It’s basically a gpt-based-encyclopedia-like site.
All articles are generated by GPT3.5
Article/content is cached for a period after generation to save on costs.
Users can choose a few settings that alter the content so that it’s more personalized to them. For example:
Language
Language Level
Length
Expertise Level
The site tries to create a useful interface surrounding the actual generated text. This includes:
Automatically hyperlinking relevant terms in the content text.
Finding sub-sections and related topics.
Finding images from wikipedia or generating them using Dall-E (although quite slow and expensive).
I have been building it alone and haven’t gotten much feedback. Please give it a shot and let me know what you think. I can answer questions on this thread, and might even do a longer write-up if there is enough interest.
Do you think there is a future in this idea? or is the hallucination problem effectively a deal-breaker?
I just tried to search for “CreatiCode” on it, and it gave a fairly accurate and complete description. Nice work! I would suggest trying to add some links if the topic is an online entity, like the home page at creaticode.com, either in the content or in the reference.
Also, I wonder how you plan to differentiate it from Wikipedia. Being able to personalize the settings is nice, but it does not feel like a compelling reason for people to use it.
Right now I use a very basic prompt that asks GPT to describe the topic. I would need to do some work to determine if it’s a real online entity and link to it.
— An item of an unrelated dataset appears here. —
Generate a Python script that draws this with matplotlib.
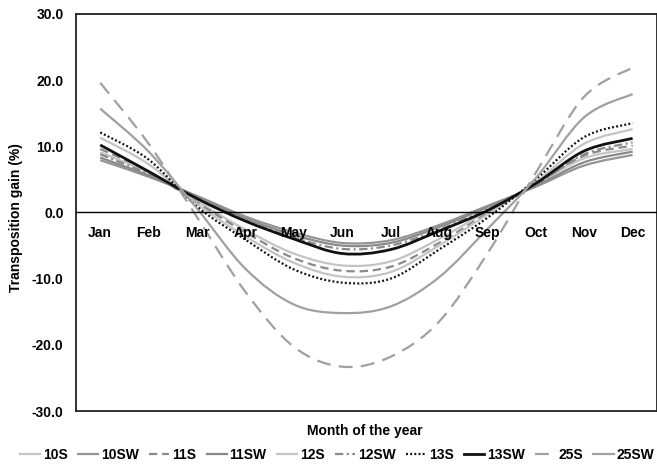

Good question. Right now it’s mainly a fun experiment. I don’t plan for it to ever replace wikipedia. The main differentiating aspects will be “personalized content”, better visual representations (coming later) and having articles on things that Wikipedia probably wouldn’t have. Since you can literally enter anything, it means all articles are generated on-the-fly.
I ask GPT to give me a list of “potential categories that are most relevant when organizing data and metadata related to {the topic}”.
Unfortunately I have not solved the problem of “disambiguation”. So in this case, GPT probably thought you were talking about biological trees for some reason. Thanks for pointing it out. Need to think of ways to solve that.
Well very cool stuff man. I’m sure there will be techniques that develop over time that will make it easier to narrow down. I personally think it has some real promise. And you made the interface super clean and minimal and those usually stand the test of time.
In some of my experiments I send prompts through a serious of queries first. I explain 1 method here. Maybe you can do something similar by asking the bot how likely something is to be confused with a different topic.
I made a quick example:
Debug version to get reasoning and making sure the bot understands the task.
Once you narrow down a pretty good ambiguity filter, then you can just ask for clarification or list a bunch of topics it could possibly be talking about. Single production examples will contribute practically nothing to your token usage.
Then of course there is always the embedding vector databases.